In the same way, Radiohead are synonymous not with Jonny Greenwood's angular noodling – but with Thom Yorke looking massively miserable as he lets his falsetto soar. And while REM’s lasting contribution to human civilisation is probably Peter Buck’s mandolin riff at the start of Losing My Religion, the image that is burnished in our minds is of Michael Stipe gurning in hugely angsty fashion in the accompanying video. REM were able to stagger on for a few years after the departure of drummer, Bill Berry. But losing Stipe would have been a swift reckoning for the four piece.
That’s because Stipe’s duties went beyond merely singing. As with Morrissey and other great frontmen and women, the job, above all, was to be an embodiment of the band. The music, rightly or wrongly, was seen as an extension of their personality. Its angst was their angst, its euphoria theirs.
And yet somewhere on the way to the present day, the focus on the front person faded drastically.

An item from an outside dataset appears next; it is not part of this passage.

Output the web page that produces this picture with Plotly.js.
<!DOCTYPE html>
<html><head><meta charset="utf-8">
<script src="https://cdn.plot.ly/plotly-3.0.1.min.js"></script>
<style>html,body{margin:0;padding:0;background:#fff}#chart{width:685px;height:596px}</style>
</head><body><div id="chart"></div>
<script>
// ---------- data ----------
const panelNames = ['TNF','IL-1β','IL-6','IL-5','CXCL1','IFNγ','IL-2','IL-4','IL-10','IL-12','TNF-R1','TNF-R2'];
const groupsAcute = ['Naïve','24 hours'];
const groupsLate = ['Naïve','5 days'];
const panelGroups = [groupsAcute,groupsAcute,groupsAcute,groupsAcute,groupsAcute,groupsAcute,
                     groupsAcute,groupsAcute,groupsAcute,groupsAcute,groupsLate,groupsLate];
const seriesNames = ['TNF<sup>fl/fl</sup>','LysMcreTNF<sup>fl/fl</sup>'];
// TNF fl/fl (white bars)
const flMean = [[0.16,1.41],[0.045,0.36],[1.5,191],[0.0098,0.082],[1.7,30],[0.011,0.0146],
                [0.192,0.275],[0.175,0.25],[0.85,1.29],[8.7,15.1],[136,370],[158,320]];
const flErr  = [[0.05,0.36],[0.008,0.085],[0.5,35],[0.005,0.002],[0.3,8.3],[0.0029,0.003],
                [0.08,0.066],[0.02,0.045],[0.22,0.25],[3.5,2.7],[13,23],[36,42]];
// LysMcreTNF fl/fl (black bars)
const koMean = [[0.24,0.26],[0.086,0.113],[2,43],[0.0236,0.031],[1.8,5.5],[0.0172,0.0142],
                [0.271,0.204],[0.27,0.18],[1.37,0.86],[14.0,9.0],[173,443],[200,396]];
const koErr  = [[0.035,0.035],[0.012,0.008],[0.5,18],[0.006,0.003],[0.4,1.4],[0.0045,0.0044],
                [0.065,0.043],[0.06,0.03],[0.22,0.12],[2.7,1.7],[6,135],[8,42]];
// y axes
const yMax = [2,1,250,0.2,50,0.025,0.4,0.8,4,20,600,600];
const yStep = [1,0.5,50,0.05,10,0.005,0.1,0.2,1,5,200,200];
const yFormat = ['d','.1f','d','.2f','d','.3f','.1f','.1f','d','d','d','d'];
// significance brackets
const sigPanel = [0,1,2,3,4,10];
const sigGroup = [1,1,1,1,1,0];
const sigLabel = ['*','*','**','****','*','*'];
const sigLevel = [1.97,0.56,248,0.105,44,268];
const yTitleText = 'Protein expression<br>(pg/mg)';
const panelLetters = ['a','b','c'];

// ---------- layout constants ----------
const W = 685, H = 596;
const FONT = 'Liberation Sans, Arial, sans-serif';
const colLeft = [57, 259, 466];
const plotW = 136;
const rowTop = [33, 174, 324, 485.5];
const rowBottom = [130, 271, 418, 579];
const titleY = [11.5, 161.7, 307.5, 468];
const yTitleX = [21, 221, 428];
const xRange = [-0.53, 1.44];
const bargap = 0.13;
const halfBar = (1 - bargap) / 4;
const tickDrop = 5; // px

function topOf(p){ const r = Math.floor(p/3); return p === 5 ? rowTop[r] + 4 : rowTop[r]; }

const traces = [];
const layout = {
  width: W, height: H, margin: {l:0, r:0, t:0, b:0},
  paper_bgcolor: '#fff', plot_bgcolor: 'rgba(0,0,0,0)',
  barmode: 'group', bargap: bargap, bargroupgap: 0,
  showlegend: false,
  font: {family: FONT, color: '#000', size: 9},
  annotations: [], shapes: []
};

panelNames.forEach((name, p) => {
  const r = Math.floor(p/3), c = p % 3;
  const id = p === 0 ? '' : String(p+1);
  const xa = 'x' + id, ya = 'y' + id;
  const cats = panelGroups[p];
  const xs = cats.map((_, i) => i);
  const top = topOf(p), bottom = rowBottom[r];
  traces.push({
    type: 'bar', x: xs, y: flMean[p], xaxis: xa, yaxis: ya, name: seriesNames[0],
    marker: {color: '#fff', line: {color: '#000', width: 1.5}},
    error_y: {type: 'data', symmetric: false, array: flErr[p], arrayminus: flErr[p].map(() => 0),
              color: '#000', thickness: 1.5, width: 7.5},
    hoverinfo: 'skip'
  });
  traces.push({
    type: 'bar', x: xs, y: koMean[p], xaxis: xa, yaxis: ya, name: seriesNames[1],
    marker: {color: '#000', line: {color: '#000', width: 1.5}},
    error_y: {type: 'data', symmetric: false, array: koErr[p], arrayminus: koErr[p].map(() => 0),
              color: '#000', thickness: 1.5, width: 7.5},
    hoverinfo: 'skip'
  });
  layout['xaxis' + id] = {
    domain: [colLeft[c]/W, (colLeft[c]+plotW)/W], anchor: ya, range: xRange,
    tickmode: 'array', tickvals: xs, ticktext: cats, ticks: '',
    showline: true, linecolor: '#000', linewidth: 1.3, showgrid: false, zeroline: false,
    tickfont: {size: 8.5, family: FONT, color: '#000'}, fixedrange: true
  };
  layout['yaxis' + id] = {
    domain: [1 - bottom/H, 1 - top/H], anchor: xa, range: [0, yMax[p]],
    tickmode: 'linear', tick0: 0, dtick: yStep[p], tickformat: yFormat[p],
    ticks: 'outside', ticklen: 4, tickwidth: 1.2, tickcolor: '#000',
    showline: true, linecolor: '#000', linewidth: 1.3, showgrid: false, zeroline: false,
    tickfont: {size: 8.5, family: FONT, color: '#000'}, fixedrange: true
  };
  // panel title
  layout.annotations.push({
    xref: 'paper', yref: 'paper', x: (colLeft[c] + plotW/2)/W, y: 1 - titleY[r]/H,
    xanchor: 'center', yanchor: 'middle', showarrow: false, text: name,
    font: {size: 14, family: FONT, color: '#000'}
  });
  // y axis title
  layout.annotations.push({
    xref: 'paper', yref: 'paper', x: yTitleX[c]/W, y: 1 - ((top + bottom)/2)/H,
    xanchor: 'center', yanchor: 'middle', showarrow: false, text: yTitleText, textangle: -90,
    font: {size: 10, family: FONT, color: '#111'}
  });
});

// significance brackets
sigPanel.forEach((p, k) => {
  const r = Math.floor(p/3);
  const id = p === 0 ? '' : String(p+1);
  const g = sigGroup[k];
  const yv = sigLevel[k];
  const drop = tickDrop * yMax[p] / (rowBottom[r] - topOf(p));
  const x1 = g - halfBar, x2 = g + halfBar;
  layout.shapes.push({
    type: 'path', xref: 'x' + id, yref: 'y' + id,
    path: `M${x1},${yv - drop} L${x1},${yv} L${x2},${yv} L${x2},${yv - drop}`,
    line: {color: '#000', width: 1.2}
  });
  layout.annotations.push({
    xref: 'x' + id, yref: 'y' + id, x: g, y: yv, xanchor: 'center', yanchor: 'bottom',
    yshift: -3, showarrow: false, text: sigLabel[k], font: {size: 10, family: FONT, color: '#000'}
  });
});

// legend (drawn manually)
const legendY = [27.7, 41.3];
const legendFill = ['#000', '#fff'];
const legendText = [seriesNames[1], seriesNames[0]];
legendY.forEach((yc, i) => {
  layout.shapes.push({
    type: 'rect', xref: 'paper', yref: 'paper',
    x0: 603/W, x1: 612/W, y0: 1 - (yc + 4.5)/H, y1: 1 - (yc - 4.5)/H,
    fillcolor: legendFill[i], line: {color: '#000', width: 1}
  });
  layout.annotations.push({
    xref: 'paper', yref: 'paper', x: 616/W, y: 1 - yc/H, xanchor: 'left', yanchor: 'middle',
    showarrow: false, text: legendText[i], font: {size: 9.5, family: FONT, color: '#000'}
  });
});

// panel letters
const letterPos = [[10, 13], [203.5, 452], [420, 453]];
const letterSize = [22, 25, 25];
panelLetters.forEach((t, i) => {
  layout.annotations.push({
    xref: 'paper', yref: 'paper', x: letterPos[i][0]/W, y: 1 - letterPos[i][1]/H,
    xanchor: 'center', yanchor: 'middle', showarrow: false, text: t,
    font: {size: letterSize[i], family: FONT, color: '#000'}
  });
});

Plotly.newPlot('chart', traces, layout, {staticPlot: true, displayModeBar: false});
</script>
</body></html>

Rowsell has been largely absent from many of Wolf Alice’s recent interviews. Nobody is all that bothered. The rest of the line-up can speak to Wolf Alice’s hopes and fears just as meaningfully. When Black Country, New Road were promoting their new LP, Wood was, similarly absent. There was no sense that only he could advocate on behalf of the music.
The ailing status of the “iconic” front person is underscored by the American indie group Big Thief, who today release their fifth album Dragon New Warm Mountain I Believe In You. Big Thief are a quartet but their songs are typically written by singer Adrianne Lenker. Nonetheless, they have gone out of the way to stress they are an ensemble and that no one individual has prominence.
“It was something we figured out early on. The “bandness” is a big part of it,” drummer James Krivchenia said recently. “Even if we fail it will be like us failing together.”
At the Brits Ellie Rowsell appeared to enjoy her moment in the quasi-public eye as she beamed alongside Ellis. Still, it was apparent the last thing she wanted was for the spotlight to fall on her. Shortly afterwards, there was a reminder of the way things used to be when former Oasis frontman Liam Gallagher took to the Brits stage to bash out Oasis-esque new single, Everything’s Electric.
Wearing a funny hat with prominent ear-flaps and an oversized coat, he seemed to have beamed in straight from the 1996 Brits at which Oasis swept the board. A big ego strutting back and forth, Gallagher looked and sounded like the ghost of pop music past. The future, meanwhile, clearly lay with Wolf Alice and their peers – bands that have a lot to get off their chest but who don’t necessarily feel the need to turn their lead singers into icons in order to do so.